**Recorded data**
--*--
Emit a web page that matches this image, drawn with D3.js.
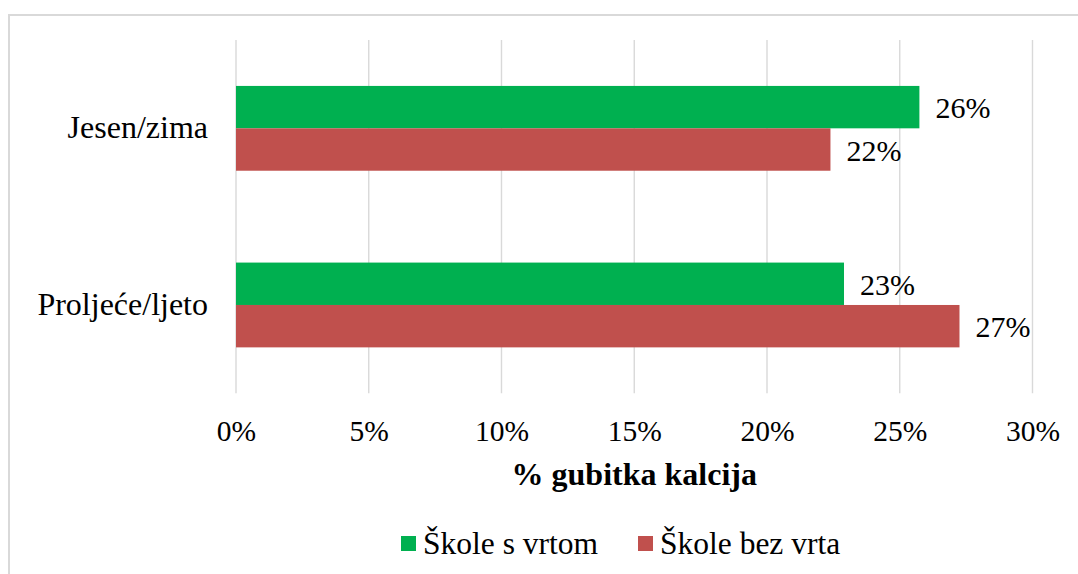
<!DOCTYPE html>
<html>
<head>
<meta charset="utf-8">
<script src="https://cdn.jsdelivr.net/npm/d3@7"></script>
<style>
  html, body { margin: 0; padding: 0; background: #fff; overflow: hidden; }
  svg { display: block; }
</style>
</head>
<body>
<svg id="chart" width="1078" height="574"></svg>
<script>
// ---- data ----
const categories = ["Jesen/zima", "Proljeće/ljeto"];
const seriesNames = ["Škole s vrtom", "Škole bez vrta"];
const seriesColors = ["#00B050", "#C0504D"];
const valuesSaVrtom = [0.2574, 0.229];
const valuesBezVrta = [0.2239, 0.2725];
const tickValues = [0, 0.05, 0.10, 0.15, 0.20, 0.25, 0.30];
const axisTitle = "% gubitka kalcija";

const seriesValues = [valuesSaVrtom, valuesBezVrta];
const FONT = "Liberation Serif";

const svg = d3.select("#chart");

// chart frame
svg.append("rect")
  .attr("x", 9).attr("y", 15)
  .attr("width", 1200).attr("height", 700)
  .attr("fill", "none").attr("stroke", "#d9d9d9").attr("stroke-width", 2);

const plot = { left: 236, right: 1032.5, top: 40, bottom: 393.3 };

const x = d3.scaleLinear().domain([0, 0.30]).range([plot.left, plot.right]);
const y = d3.scaleBand().domain(categories).range([plot.top, plot.bottom])
  .paddingInner(0.52).paddingOuter(0.26);
const ySub = d3.scaleBand().domain(seriesNames).range([0, y.bandwidth()]);

// gridlines
svg.append("g")
  .selectAll("line")
  .data(tickValues)
  .join("line")
  .attr("x1", d => x(d)).attr("x2", d => x(d))
  .attr("y1", plot.top).attr("y2", plot.bottom)
  .attr("stroke", "#d9d9d9").attr("stroke-width", 1.4);

// x axis tick labels via d3 axis
const xAxis = d3.axisBottom(x).tickValues(tickValues)
  .tickFormat(d3.format(".0%")).tickSize(0).tickPadding(0);
const gx = svg.append("g").attr("transform", `translate(0,${plot.bottom})`).call(xAxis);
gx.attr("font-family", null).attr("font-size", null);
gx.select(".domain").remove();
gx.selectAll("text")
  .attr("dy", null).attr("y", 48)
  .style("font-family", FONT)
  .style("font-size", "29.5px").attr("fill", "#000");

// axis title
svg.append("text")
  .attr("x", (plot.left + plot.right) / 2).attr("y", 485)
  .attr("text-anchor", "middle")
  .style("font-family", FONT)
  .style("font-size", "32px").style("font-weight", "bold").attr("fill", "#000")
  .text(axisTitle);

// category labels via d3 axis
const yAxis = d3.axisLeft(y).tickSize(0).tickPadding(28);
const gy = svg.append("g").attr("transform", `translate(${plot.left},0)`).call(yAxis);
gy.attr("font-family", null).attr("font-size", null);
gy.select(".domain").remove();
gy.selectAll("text")
  .attr("dy", null).attr("y", 9.6)
  .style("font-family", FONT)
  .style("font-size", "32px").attr("fill", "#000");

// bars
const rows = [];
categories.forEach((c, i) => {
  seriesNames.forEach((s, j) => {
    rows.push({ cat: c, series: s, value: seriesValues[j][i], color: seriesColors[j] });
  });
});

svg.append("g")
  .selectAll("rect")
  .data(rows)
  .join("rect")
  .attr("x", x(0))
  .attr("y", d => y(d.cat) + ySub(d.series))
  .attr("width", d => x(d.value) - x(0))
  .attr("height", ySub.bandwidth())
  .attr("fill", d => d.color);

// data labels
svg.append("g")
  .selectAll("text")
  .data(rows)
  .join("text")
  .attr("x", d => x(d.value) + 16)
  .attr("y", d => y(d.cat) + ySub(d.series) + ySub.bandwidth() / 2 + 11)
  .style("font-family", FONT)
  .style("font-size", "30px").attr("fill", "#000")
  .text(d => d3.format(".0%")(d.value));

// legend
const legendX = [401, 638];
const legend = svg.append("g")
  .selectAll("g")
  .data(seriesNames)
  .join("g")
  .attr("transform", (d, i) => `translate(${legendX[i]},536)`);
legend.append("rect")
  .attr("width", 15).attr("height", 15)
  .attr("fill", (d, i) => seriesColors[i]);
legend.append("text")
  .attr("x", 22).attr("y", 17.5)
  .style("font-family", FONT)
  .style("font-size", "31.5px").attr("fill", "#000")
  .text(d => d);
</script>
</body>
</html>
--*--
**Stated goal**
Output the lines above in full and exactly as given, omitting any pictures.

**Correct response**
Emit a web page that matches this image, drawn with D3.js.
<!DOCTYPE html>
<html>
<head>
<meta charset="utf-8">
<script src="https://cdn.jsdelivr.net/npm/d3@7"></script>
<style>
  html, body { margin: 0; padding: 0; background: #fff; overflow: hidden; }
  svg { display: block; }
</style>
</head>
<body>
<svg id="chart" width="1078" height="574"></svg>
<script>
// ---- data ----
const categories = ["Jesen/zima", "Proljeće/ljeto"];
const seriesNames = ["Škole s vrtom", "Škole bez vrta"];
const seriesColors = ["#00B050", "#C0504D"];
const valuesSaVrtom = [0.2574, 0.229];
const valuesBezVrta = [0.2239, 0.2725];
const tickValues = [0, 0.05, 0.10, 0.15, 0.20, 0.25, 0.30];
const axisTitle = "% gubitka kalcija";

const seriesValues = [valuesSaVrtom, valuesBezVrta];
const FONT = "Liberation Serif";

const svg = d3.select("#chart");

// chart frame
svg.append("rect")
  .attr("x", 9).attr("y", 15)
  .attr("width", 1200).attr("height", 700)
  .attr("fill", "none").attr("stroke", "#d9d9d9").attr("stroke-width", 2);

const plot = { left: 236, right: 1032.5, top: 40, bottom: 393.3 };

const x = d3.scaleLinear().domain([0, 0.30]).range([plot.left, plot.right]);
const y = d3.scaleBand().domain(categories).range([plot.top, plot.bottom])
  .paddingInner(0.52).paddingOuter(0.26);
const ySub = d3.scaleBand().domain(seriesNames).range([0, y.bandwidth()]);

// gridlines
svg.append("g")
  .selectAll("line")
  .data(tickValues)
  .join("line")
  .attr("x1", d => x(d)).attr("x2", d => x(d))
  .attr("y1", plot.top).attr("y2", plot.bottom)
  .attr("stroke", "#d9d9d9").attr("stroke-width", 1.4);

// x axis tick labels via d3 axis
const xAxis = d3.axisBottom(x).tickValues(tickValues)
  .tickFormat(d3.format(".0%")).tickSize(0).tickPadding(0);
const gx = svg.append("g").attr("transform", `translate(0,${plot.bottom})`).call(xAxis);
gx.attr("font-family", null).attr("font-size", null);
gx.select(".domain").remove();
gx.selectAll("text")
  .attr("dy", null).attr("y", 48)
  .style("font-family", FONT)
  .style("font-size", "29.5px").attr("fill", "#000");

// axis title
svg.append("text")
  .attr("x", (plot.left + plot.right) / 2).attr("y", 485)
  .attr("text-anchor", "middle")
  .style("font-family", FONT)
  .style("font-size", "32px").style("font-weight", "bold").attr("fill", "#000")
  .text(axisTitle);

// category labels via d3 axis
const yAxis = d3.axisLeft(y).tickSize(0).tickPadding(28);
const gy = svg.append("g").attr("transform", `translate(${plot.left},0)`).call(yAxis);
gy.attr("font-family", null).attr("font-size", null);
gy.select(".domain").remove();
gy.selectAll("text")
  .attr("dy", null).attr("y", 9.6)
  .style("font-family", FONT)
  .style("font-size", "32px").attr("fill", "#000");

// bars
const rows = [];
categories.forEach((c, i) => {
  seriesNames.forEach((s, j) => {
    rows.push({ cat: c, series: s, value: seriesValues[j][i], color: seriesColors[j] });
  });
});

svg.append("g")
  .selectAll("rect")
  .data(rows)
  .join("rect")
  .attr("x", x(0))
  .attr("y", d => y(d.cat) + ySub(d.series))
  .attr("width", d => x(d.value) - x(0))
  .attr("height", ySub.bandwidth())
  .attr("fill", d => d.color);

// data labels
svg.append("g")
  .selectAll("text")
  .data(rows)
  .join("text")
  .attr("x", d => x(d.value) + 16)
  .attr("y", d => y(d.cat) + ySub(d.series) + ySub.bandwidth() / 2 + 11)
  .style("font-family", FONT)
  .style("font-size", "30px").attr("fill", "#000")
  .text(d => d3.format(".0%")(d.value));

// legend
const legendX = [401, 638];
const legend = svg.append("g")
  .selectAll("g")
  .data(seriesNames)
  .join("g")
  .attr("transform", (d, i) => `translate(${legendX[i]},536)`);
legend.append("rect")
  .attr("width", 15).attr("height", 15)
  .attr("fill", (d, i) => seriesColors[i]);
legend.append("text")
  .attr("x", 22).attr("y", 17.5)
  .style("font-family", FONT)
  .style("font-size", "31.5px").attr("fill", "#000")
  .text(d => d);
</script>
</body>
</html>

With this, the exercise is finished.